### EXERCISE GOAL
Transcribe all of the data exactly. Omit the pictures.

[Begin INFORMATION SHOWN]

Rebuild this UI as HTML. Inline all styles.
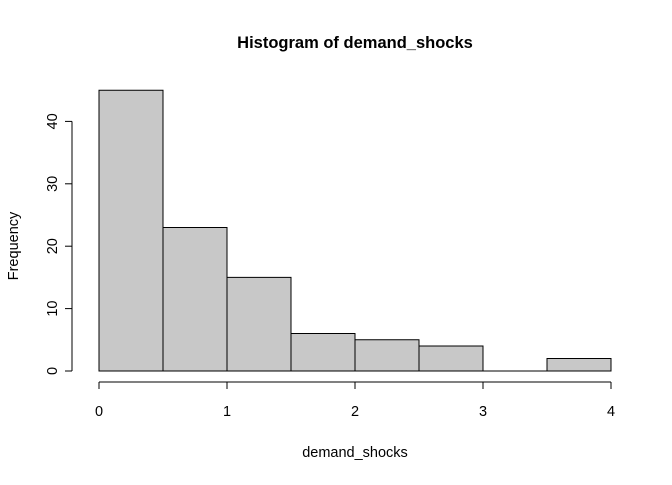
<!DOCTYPE html>
<html><head><style>body{margin:0;background:#fff}svg text{font-family:"Liberation Sans",Arial,sans-serif}</style></head>
<body>
<svg id="chart" width="672" height="480" xmlns="http://www.w3.org/2000/svg">
<text x="355" y="48" text-anchor="middle" font-size="16.5" font-weight="bold">Histogram of demand_shocks</text>
<text x="355" y="457" text-anchor="middle" font-size="14.5">demand_shocks</text>
<text x="18" y="246" text-anchor="middle" font-size="14.5" transform="rotate(-90 18 246)">Frequency</text>
<g id="bars"></g><g id="axes"></g>
</svg>
<script>
const binEdges=[0,0.5,1,1.5,2,2.5,3,3.5,4];
const counts=[45,23,15,6,5,4,0,2];
const xTicks=[0,1,2,3,4];
const yTicks=[0,10,20,30,40];
const ns="http://www.w3.org/2000/svg";
const X=v=>99+v*128, Y=v=>371-v*6.24;
function mk(t,a,p){const e=document.createElementNS(ns,t);for(const k in a)e.setAttribute(k,a[k]);p.appendChild(e);return e;}
const bars=document.getElementById('bars'),axes=document.getElementById('axes');
counts.forEach((c,i)=>{const x0=X(binEdges[i]),x1=X(binEdges[i+1]),y0=Y(0),y1=Y(c);
const r=mk('path',{d:`M${x0},${y0}L${x0},${y1}L${x1},${y1}L${x1},${y0}Z`,fill:'#c8c8c8',stroke:'#000','stroke-width':1},bars);

});
const xl=mk('line',{x1:X(xTicks[0]),x2:X(xTicks[xTicks.length-1]),y1:382,y2:382,stroke:'#000'},axes);


xTicks.forEach(v=>{mk('line',{x1:X(v),x2:X(v),y1:382,y2:389,stroke:'#000'},axes);
const t=mk('text',{x:X(v),y:416,'text-anchor':'middle','font-size':14.5},axes);t.textContent=v;

});
const yl=mk('line',{x1:72,x2:72,y1:Y(yTicks[0]),y2:Y(yTicks[yTicks.length-1]),stroke:'#000'},axes);


yTicks.forEach(v=>{mk('line',{x1:65,x2:72,y1:Y(v),y2:Y(v),stroke:'#000'},axes);
const t=mk('text',{x:57,y:Y(v),'text-anchor':'middle','font-size':14.5,transform:`rotate(-90 57 ${Y(v)})`},axes);t.textContent=v;

});
</script>
</body></html>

[End INFORMATION SHOWN]

### COMPLETE RESPONSE
Rebuild this UI as HTML. Inline all styles.
<!DOCTYPE html>
<html><head><style>body{margin:0;background:#fff}svg text{font-family:"Liberation Sans",Arial,sans-serif}</style></head>
<body>
<svg id="chart" width="672" height="480" xmlns="http://www.w3.org/2000/svg">
<text x="355" y="48" text-anchor="middle" font-size="16.5" font-weight="bold">Histogram of demand_shocks</text>
<text x="355" y="457" text-anchor="middle" font-size="14.5">demand_shocks</text>
<text x="18" y="246" text-anchor="middle" font-size="14.5" transform="rotate(-90 18 246)">Frequency</text>
<g id="bars"></g><g id="axes"></g>
</svg>
<script>
const binEdges=[0,0.5,1,1.5,2,2.5,3,3.5,4];
const counts=[45,23,15,6,5,4,0,2];
const xTicks=[0,1,2,3,4];
const yTicks=[0,10,20,30,40];
const ns="http://www.w3.org/2000/svg";
const X=v=>99+v*128, Y=v=>371-v*6.24;
function mk(t,a,p){const e=document.createElementNS(ns,t);for(const k in a)e.setAttribute(k,a[k]);p.appendChild(e);return e;}
const bars=document.getElementById('bars'),axes=document.getElementById('axes');
counts.forEach((c,i)=>{const x0=X(binEdges[i]),x1=X(binEdges[i+1]),y0=Y(0),y1=Y(c);
const r=mk('path',{d:`M${x0},${y0}L${x0},${y1}L${x1},${y1}L${x1},${y0}Z`,fill:'#c8c8c8',stroke:'#000','stroke-width':1},bars);

});
const xl=mk('line',{x1:X(xTicks[0]),x2:X(xTicks[xTicks.length-1]),y1:382,y2:382,stroke:'#000'},axes);


xTicks.forEach(v=>{mk('line',{x1:X(v),x2:X(v),y1:382,y2:389,stroke:'#000'},axes);
const t=mk('text',{x:X(v),y:416,'text-anchor':'middle','font-size':14.5},axes);t.textContent=v;

});
const yl=mk('line',{x1:72,x2:72,y1:Y(yTicks[0]),y2:Y(yTicks[yTicks.length-1]),stroke:'#000'},axes);


yTicks.forEach(v=>{mk('line',{x1:65,x2:72,y1:Y(v),y2:Y(v),stroke:'#000'},axes);
const t=mk('text',{x:57,y:Y(v),'text-anchor':'middle','font-size':14.5,transform:`rotate(-90 57 ${Y(v)})`},axes);t.textContent=v;

});
</script>
</body></html>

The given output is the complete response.